En ce qui concerne le notaire, on n'aperçoit pas que sa responsabilité puisse être dégagée par l'emploi de l'une des formules précitées. Si le paiement a eu lieu au moyen d'un chèque ou d'un virement en banque et si l'acte ne le précise pas, la quittance sans réserve donnée par le vendeur dispensera sans doute le Conservateur de prendre inscription d'office ; il en est ainsi notamment (et les notaires emploient parfois ce procédé) lors que le prix supérieur à 200.000 francs est déclaré " payé comptant à la Vue du notaire, dont quittance sans réserve "... Mais, au cas de non paiement du chèque ou du virement en banque, le vendeur se trouve privé de sa garantie et pourra, semble-t-il, se retourner contre le notaire pour ne pas avoir été averti par lui des conséquences possibles d'une quittance donnée sans réserve. Si, au contraire, l'acte précise le mode de paiement employé, le notaire ne pourra pas éviter l'inscription d'office, à moins qu'il ne fasse renoncer le vendeur à son privilège et à son action résolutoire, auquel cas sa responsabilité se trouve dégagée.

Enfin, on pourrait soutenir qu'en pareille matière le Conservateur doit adopter un rôle passif, c'est-à-dire " ne pas aller au-delà des termes nets et précis de l'acte transcrit " et, par conséquent, qu'il ne peut prendre l'inscription d'office que si l'acte énonce expressément que le prix a été payé par l'un des modes prévus par la loi du 31 décembre 1948.

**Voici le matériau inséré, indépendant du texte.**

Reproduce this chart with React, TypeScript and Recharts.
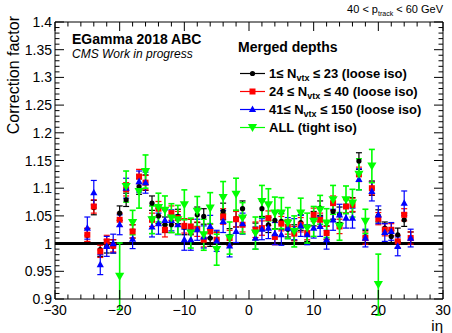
import React from "react";
import {
  ComposedChart,
  Scatter,
  XAxis,
  YAxis,
  ErrorBar,
  ReferenceLine,
} from "recharts";

const etaBins = [
  -25, -24, -23, -22, -21, -20, -19, -18, -17, -16, -15, -14, -13, -12, -11,
  -10, -9, -8, -7, -6, -5, -4, -3, -2, -1, 1, 2, 3, 4, 5, 6, 7, 8, 9, 10, 11,
  12, 13, 14, 15, 16, 17, 18, 19, 20, 21, 22, 23, 24, 25,
];
const tightBins = [
  -20, -19, -18, -17, -16, -15, -14, -13, -12, -11, -10, -9, -8, -7, -6, -5,
  -4, -3, -2, -1, 1, 2, 3, 4, 5, 6, 7, 8, 9, 10, 11, 12, 13, 14, 15, 16, 17,
  18, 19, 20,
];

// 1 <= Nvtx <= 23 (loose iso)
const lowPuValues = [
  1.015, 1.065, 0.989, 0.995, 0.995, 1.055, 1.079, 1.022, 1.103, 1.11, 1.073,
  1.05, 1.034, 1.034, 1.049, 1.03, 1.03, 1.052, 1.049, 1.01, 1.007, 1.058,
  1.012, 1.045, 1.063, 1.022, 1.063, 1.034, 1.042, 1.04, 1.026, 1.02, 1.038,
  1.017, 1.045, 1.064, 1.02, 1.058, 1.052, 1.068, 1.07, 1.149, 1.012, 1.1,
  1.05, 1.028, 1.013, 1.016, 1.043, 1.01,
];
const lowPuErrors = [
  0.012, 0.013, 0.012, 0.012, 0.012, 0.013, 0.012, 0.012, 0.014, 0.014, 0.013,
  0.014, 0.014, 0.014, 0.013, 0.014, 0.014, 0.014, 0.014, 0.015, 0.014, 0.015,
  0.015, 0.015, 0.014, 0.015, 0.014, 0.014, 0.015, 0.014, 0.014, 0.014, 0.014,
  0.013, 0.013, 0.013, 0.012, 0.014, 0.014, 0.013, 0.013, 0.015, 0.012, 0.013,
  0.011, 0.011, 0.011, 0.012, 0.012, 0.011,
];

// 24 <= Nvtx <= 40 (loose iso)
const midPuValues = [
  1.016, 1.067, 0.986, 1.004, 0.996, 1.043, 1.098, 1.022, 1.121, 1.11, 1.043,
  1.063, 1.025, 1.055, 1.046, 1.032, 1.031, 1.026, 1.007, 1.022, 1.007, 1.049,
  1.01, 1.044, 1.034, 1.025, 1.028, 1.046, 1.012, 1.036, 1.03, 1.018, 1.034,
  1.019, 1.052, 1.043, 1.019, 1.073, 1.031, 1.067, 1.07, 1.125, 1.01, 1.1,
  1.045, 1.025, 1.025, 1.004, 1.052, 1.01,
];
const midPuErrors = [
  0.012, 0.012, 0.011, 0.011, 0.011, 0.012, 0.012, 0.012, 0.013, 0.013, 0.012,
  0.013, 0.013, 0.013, 0.012, 0.013, 0.013, 0.013, 0.013, 0.013, 0.013, 0.014,
  0.014, 0.014, 0.013, 0.014, 0.013, 0.013, 0.014, 0.013, 0.013, 0.013, 0.013,
  0.012, 0.012, 0.012, 0.012, 0.013, 0.013, 0.012, 0.012, 0.013, 0.011, 0.012,
  0.011, 0.011, 0.011, 0.011, 0.011, 0.011,
];

// 41 <= Nvtx <= 150 (loose iso)
const highPuValues = [
  1.028, 1.092, 0.962, 0.995, 1.0, 1.034, 1.1, 1.008, 1.112, 1.11, 1.03, 1.036,
  1.042, 1.042, 1.034, 1.007, 1.007, 1.025, 1.012, 1.031, 1.005, 1.04, 0.996,
  1.022, 1.036, 1.01, 1.026, 1.028, 1.018, 1.016, 1.028, 1.026, 1.032, 1.016,
  1.028, 1.031, 1.007, 1.043, 1.052, 1.046, 1.046, 1.116, 1.01, 1.094, 1.052,
  1.02, 1.022, 0.995, 1.073, 1.01,
];
const highPuErrors = [
  0.02, 0.022, 0.018, 0.018, 0.017, 0.018, 0.018, 0.017, 0.019, 0.019, 0.018,
  0.019, 0.019, 0.019, 0.018, 0.019, 0.019, 0.019, 0.02, 0.02, 0.019, 0.02,
  0.02, 0.02, 0.019, 0.02, 0.019, 0.019, 0.02, 0.019, 0.019, 0.019, 0.019,
  0.018, 0.018, 0.018, 0.017, 0.019, 0.019, 0.018, 0.018, 0.019, 0.016, 0.017,
  0.016, 0.016, 0.016, 0.017, 0.022, 0.016,
];

// ALL (tight iso)
const tightValues = [
  0.941, 1.103, 1.038, 1.094, 1.13, 1.043, 1.065, 1.06, 1.046, 1.043, 1.07,
  1.019, 1.058, 1.016, 1.064, 0.989, 1.083, 1.01, 1.089, 1.046, 1.019, 1.076,
  1.07, 1.055, 1.055, 1.037, 1.022, 1.055, 1.028, 1.04, 1.061, 1.037, 1.079,
  1.031, 1.079, 1.073, 1.125, 1.04, 1.14, 0.926,
];
const tightErrors = [
  0.06, 0.028, 0.022, 0.03, 0.03, 0.025, 0.026, 0.026, 0.026, 0.026, 0.027,
  0.027, 0.027, 0.028, 0.028, 0.028, 0.029, 0.029, 0.029, 0.028, 0.029, 0.029,
  0.029, 0.029, 0.028, 0.028, 0.028, 0.027, 0.027, 0.027, 0.026, 0.026, 0.026,
  0.025, 0.025, 0.025, 0.028, 0.022, 0.03, 0.055,
];

const xMajorTicks = [-30, -20, -10, 0, 10, 20, 30];
const yMajorTicks = [0.9, 0.95, 1, 1.05, 1.1, 1.15, 1.2, 1.25, 1.3, 1.35, 1.4];

const xTicks: number[] = [];
for (let v = -30; v <= 30; v += 2) xTicks.push(v);
const yTicks: number[] = [];
for (let i = 90; i <= 140; i++) yTicks.push(i / 100);

const font = "'Liberation Sans', Arial, sans-serif";

const toPoints = (bins: number[], vals: number[], errs: number[]) =>
  bins.map((x, i) => ({ x, y: vals[i], err: errs[i] }));

const lowPu = toPoints(etaBins, lowPuValues, lowPuErrors);
const midPu = toPoints(etaBins, midPuValues, midPuErrors);
const highPu = toPoints(etaBins, highPuValues, highPuErrors);
const tight = toPoints(tightBins, tightValues, tightErrors);

const fmt = (v: number) => {
  const s = String(Math.round(v * 100) / 100);
  return s.startsWith("-") ? "\u2212" + s.slice(1) : s;
};
const isMajorY = (v: number) =>
  yMajorTicks.some((m) => Math.abs(m - v) < 1e-6);

const Circle = (p: any) => <circle cx={p.cx} cy={p.cy} r={2.6} fill="#000" />;
const Square = (p: any) => (
  <rect x={p.cx - 3} y={p.cy - 3} width={6} height={6} fill="#ff0000" />
);
const TriUp = (p: any) => (
  <path
    d={`M${p.cx},${p.cy - 4}L${p.cx + 3.6},${p.cy + 2.6}L${p.cx - 3.6},${p.cy + 2.6}Z`}
    fill="#0000ff"
  />
);
const TriDown = (p: any) => (
  <path
    d={`M${p.cx},${p.cy + 4.5}L${p.cx + 4.6},${p.cy - 3.6}L${p.cx - 4.6},${p.cy - 3.6}Z`}
    fill="#00ff00"
  />
);

function BottomTick({ x, y, payload }: any) {
  const major = xMajorTicks.includes(payload.value);
  return (
    <g>
      <line x1={x} x2={x} y1={y} y2={y - (major ? 9 : 4.5)} stroke="#000" />
      {major && (
        <text x={x} y={y + 16} textAnchor="middle" fontSize={14} fontFamily={font} fill="#000">
          {fmt(payload.value)}
        </text>
      )}
    </g>
  );
}

function TopTick({ x, y, payload }: any) {
  const major = xMajorTicks.includes(payload.value);
  return <line x1={x} x2={x} y1={y} y2={y + (major ? 9 : 4.5)} stroke="#000" />;
}

function LeftTick({ x, y, payload }: any) {
  const major = isMajorY(payload.value);
  return (
    <g>
      <line x1={x} x2={x + (major ? 9 : 4.5)} y1={y} y2={y} stroke="#000" />
      {major && (
        <text x={x - 3} y={y + 5} textAnchor="end" fontSize={14} fontFamily={font} fill="#000">
          {fmt(payload.value)}
        </text>
      )}
    </g>
  );
}

function RightTick({ x, y, payload }: any) {
  const major = isMajorY(payload.value);
  return <line x1={x} x2={x - (major ? 9 : 4.5)} y1={y} y2={y} stroke="#000" />;
}

function LegendRow({ y, color, marker, children }: any) {
  return (
    <g>
      <line x1={240} x2={265} y1={y - 4.5} y2={y - 4.5} stroke={color} strokeWidth={1.2} />
      {marker({ cx: 252.5, cy: y - 4.5 })}
      <text x={269} y={y} fontSize={13} fontWeight="bold" fontFamily={font} fill="#000">
        {children}
      </text>
    </g>
  );
}

const Sub = ({ children }: any) => (
  <>
    <tspan fontSize={9} dy={3}>{children}</tspan>
    <tspan dy={-3}> </tspan>
  </>
);

export default function App() {
  return (
    <div style={{ position: "absolute", left: 0, top: 0, width: 452, height: 333, background: "#fff" }}>
      <ComposedChart width={452} height={333} margin={{ top: 0, right: 0, bottom: 0, left: 0 }}>
        <XAxis
          dataKey="x"
          type="number"
          domain={[-30, 30]}
          ticks={xTicks}
          interval={0}
          tickSize={0}
          tickMargin={0}
          height={34}
          axisLine={{ stroke: "#000" }}
          tick={<BottomTick />}
          allowDataOverflow
        />
        <XAxis
          xAxisId="top"
          dataKey="x"
          type="number"
          orientation="top"
          domain={[-30, 30]}
          ticks={xTicks}
          interval={0}
          tickSize={0}
          tickMargin={0}
          height={22}
          axisLine={{ stroke: "#000" }}
          tick={<TopTick />}
          allowDataOverflow
        />
        <YAxis
          dataKey="y"
          type="number"
          domain={[0.9, 1.4]}
          ticks={yTicks}
          interval={0}
          tickSize={0}
          tickMargin={0}
          width={55}
          axisLine={{ stroke: "#000" }}
          tick={<LeftTick />}
          allowDataOverflow
        />
        <YAxis
          yAxisId="right"
          dataKey="y"
          type="number"
          orientation="right"
          domain={[0.9, 1.4]}
          ticks={yTicks}
          interval={0}
          tickSize={0}
          tickMargin={0}
          width={9}
          axisLine={{ stroke: "#000" }}
          tick={<RightTick />}
          allowDataOverflow
        />
        <ReferenceLine y={1} stroke="#000" strokeWidth={3} />
        <Scatter data={lowPu} shape={Circle} isAnimationActive={false}>
          <ErrorBar dataKey="err" direction="y" width={3} stroke="#000" strokeWidth={1.2} isAnimationActive={false} />
        </Scatter>
        <Scatter data={midPu} shape={Square} isAnimationActive={false}>
          <ErrorBar dataKey="err" direction="y" width={3} stroke="#ff0000" strokeWidth={1.2} isAnimationActive={false} />
        </Scatter>
        <Scatter data={highPu} shape={TriUp} isAnimationActive={false}>
          <ErrorBar dataKey="err" direction="y" width={3} stroke="#0000ff" strokeWidth={1.2} isAnimationActive={false} />
        </Scatter>
        <Scatter data={tight} shape={TriDown} isAnimationActive={false}>
          <ErrorBar dataKey="err" direction="y" width={3} stroke="#00ff00" strokeWidth={1.6} isAnimationActive={false} />
        </Scatter>
      </ComposedChart>

      <svg
        width={452}
        height={333}
        style={{ position: "absolute", left: 0, top: 0, pointerEvents: "none" }}
        fontFamily={font}
      >
        <text x={443} y={13} textAnchor="end" fontSize={11} fill="#000">
          40 &lt; p<tspan fontSize={7} dy={3}>track</tspan>
          <tspan dy={-3}> &lt; 60 GeV</tspan>
        </text>
        <text transform="rotate(-90)" x={-16} y={19} textAnchor="end" fontSize={16} fill="#000">
          Correction factor
        </text>
        <text x={443} y={331} textAnchor="end" fontSize={15} fill="#000">
          iη
        </text>
        <text x={72} y={44} fontSize={14} fontWeight="bold" fill="#000">
          EGamma 2018 ABC
        </text>
        <text x={72} y={58} fontSize={12} fontStyle="italic" fill="#000">
          CMS Work in progress
        </text>
        <text x={238} y={52} fontSize={14} fontWeight="bold" fill="#000">
          Merged depths
        </text>
        <LegendRow y={78} color="#000" marker={Circle}>
          1≤ N<Sub>vtx</Sub>≤ 23 (loose iso)
        </LegendRow>
        <LegendRow y={96} color="#ff0000" marker={Square}>
          24 ≤ N<Sub>vtx</Sub>≤ 40 (loose iso)
        </LegendRow>
        <LegendRow y={114} color="#0000ff" marker={TriUp}>
          41≤ N<Sub>vtx</Sub>≤ 150 (loose iso)
        </LegendRow>
        <LegendRow y={132} color="#00ff00" marker={TriDown}>
          ALL (tight iso)
        </LegendRow>
      </svg>
    </div>
  );
}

Une telle conception du rôle du Conservateur doit être rejetée. Puisque l'art 2.108 C. Civ. impose au Conservateur l'obligation d'assurer lui-même et d'office la publicité du privilège du vendeur, il le constitue juge de l'existence et de l'étendue du privilège. Le Conservateur est donc tenu d'apprécier si l'acte de vente donne naissance au privilège du vendeur et de prendre inscription d'office lorsqu'il apparaît, d'après les énonciations du contrat, que le paiement, n'est pas libératoire et laisse subsister un droit de créance que le vendeur pourra faire valoir ultérieurement (Jacquet et Vétillard, Traité de la Mainlevée, V° Inscription d'office n° 4). Or l'énonciation, dans l'acte de vente, que le prix a été payé suivant le mode de paiement légal ou conforme à la loi, ne laisse, ainsi qu'il vient d'être indiqué, aucun doute sur la nature de ce paiement. Le Conservateur doit prendre inscription d'office, sauf si le vendeur déclare expressément renoncer au privilège et à l'action résolutoire en ce qui concerne le mode de paiement du prix.

Annoter : C.M.L. n° 79, 714, B., 2° ; - Jacquet, n° 192 ; - de France, n° 154.